- Born: William James Kraus June 26, 1947 Fort Mitchell, Kentucky, U.S.
- Died: January 11, 1986 (aged 38) San Francisco, California, U.S.
- Education: St. Xavier High School Ohio State University

= Bill Kraus =

American activist (1947–1986)

William James Kraus (June 26, 1947 - January 11, 1986) was an American gay rights and AIDS activist as well as a congressional aide who served as liaison between the San Francisco gay community and its two successive US representatives in the early 1980s.

==Early years==
Kraus was born in Fort Mitchell, Kentucky. His father died when he was in his early teens. Kraus was a 1965 graduate of St. Xavier High School in Cincinnati, Ohio and was a national merit scholar. He attended Dartmouth College for a semester and then Ohio State University from which he graduated with a bachelor's degree in history and master's degree in political science. He went on to become an aide to U.S. representatives Phillip and Sala Burton.

==Political career and AIDS activist==
Kraus moved to San Francisco in 1970 where he learned to practice politics from the Castro camera store owner and later City Supervisor Harvey Milk, who was among the first openly gay elected officials in the United States. After Milk's assassination in 1978, he helped Harry Britt to be elected as Milk's successor on the City Council. Kraus later became president of the Harvey Milk Democratic Club.

Kraus accepted a job as liaison to the gay community for US Congressman Phillip Burton and, after Burton's death in 1983, to his widow Sala Burton who was elected to succeed her husband. Together, they worked on legislation to authorize funding to fight the AIDS epidemic. Through the Harvey Milk Democratic Club, Kraus conducted a "safe sex" campaign, attempting to bring awareness to the gay community of the dangers of unsafe sexual practices. Part of his campaign was to urge the closing of San Francisco's gay bathhouses, a recommendation that was severely criticized by some in the city's gay community who called Kraus a "sexual Nazi" for viewing the bathhouses as a problem.

Kraus was himself diagnosed with the disease in October 1984. He traveled to Paris to be treated with the drug HPA-23, believed at the time to boost the immune systems of AIDS patients. In Kraus' case, it proved useless. He was in Paris when actor Rock Hudson arrived to pursue the same treatment. When it became clear the drug had failed, Kraus returned home to San Francisco where he died on January 11, 1986, at the age of 38.

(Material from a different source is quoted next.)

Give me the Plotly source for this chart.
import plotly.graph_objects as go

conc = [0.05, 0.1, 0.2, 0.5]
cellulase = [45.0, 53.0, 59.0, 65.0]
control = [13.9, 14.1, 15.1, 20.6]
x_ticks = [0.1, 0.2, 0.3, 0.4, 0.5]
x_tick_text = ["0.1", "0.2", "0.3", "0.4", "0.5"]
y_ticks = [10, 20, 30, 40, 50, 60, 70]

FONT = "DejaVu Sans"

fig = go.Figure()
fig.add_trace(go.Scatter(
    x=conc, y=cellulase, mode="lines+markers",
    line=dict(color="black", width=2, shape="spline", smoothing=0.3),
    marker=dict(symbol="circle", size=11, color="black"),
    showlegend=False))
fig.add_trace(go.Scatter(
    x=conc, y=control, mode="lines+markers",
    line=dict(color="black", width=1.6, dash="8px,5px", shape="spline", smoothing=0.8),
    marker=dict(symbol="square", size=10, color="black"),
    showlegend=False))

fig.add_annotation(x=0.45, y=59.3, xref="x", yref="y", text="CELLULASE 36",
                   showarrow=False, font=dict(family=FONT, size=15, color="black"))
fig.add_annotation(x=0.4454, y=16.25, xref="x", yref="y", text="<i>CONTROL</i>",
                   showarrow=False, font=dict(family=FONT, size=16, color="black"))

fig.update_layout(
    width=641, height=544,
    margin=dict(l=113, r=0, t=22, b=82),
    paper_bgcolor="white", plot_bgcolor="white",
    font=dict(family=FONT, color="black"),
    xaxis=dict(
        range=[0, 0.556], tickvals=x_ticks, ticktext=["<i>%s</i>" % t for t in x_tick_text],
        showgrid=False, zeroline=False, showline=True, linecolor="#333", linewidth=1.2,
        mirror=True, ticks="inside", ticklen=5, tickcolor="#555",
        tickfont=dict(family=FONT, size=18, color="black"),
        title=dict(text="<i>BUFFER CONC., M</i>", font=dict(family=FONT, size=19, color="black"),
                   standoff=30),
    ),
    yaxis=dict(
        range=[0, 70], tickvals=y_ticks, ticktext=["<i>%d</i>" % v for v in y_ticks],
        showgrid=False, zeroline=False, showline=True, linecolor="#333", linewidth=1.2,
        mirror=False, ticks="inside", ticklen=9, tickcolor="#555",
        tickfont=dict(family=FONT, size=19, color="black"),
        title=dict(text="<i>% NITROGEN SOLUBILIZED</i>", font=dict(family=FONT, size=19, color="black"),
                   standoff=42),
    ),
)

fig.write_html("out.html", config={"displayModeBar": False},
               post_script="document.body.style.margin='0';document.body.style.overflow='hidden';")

After his death, his mother worked to continue his activism and raise awareness about AIDS.

==Media==

Kraus appears in the 1984 documentary film The Times of Harvey Milk. He was also a central figure in Randy Shilts' book And the Band Played On about the early response to the AIDS epidemic. In 1993, the book was adapted into the HBO film of the same name, with actor Ian McKellen playing Kraus. The film dramatized, with some artistic license, both the book and real events in the life of Kraus.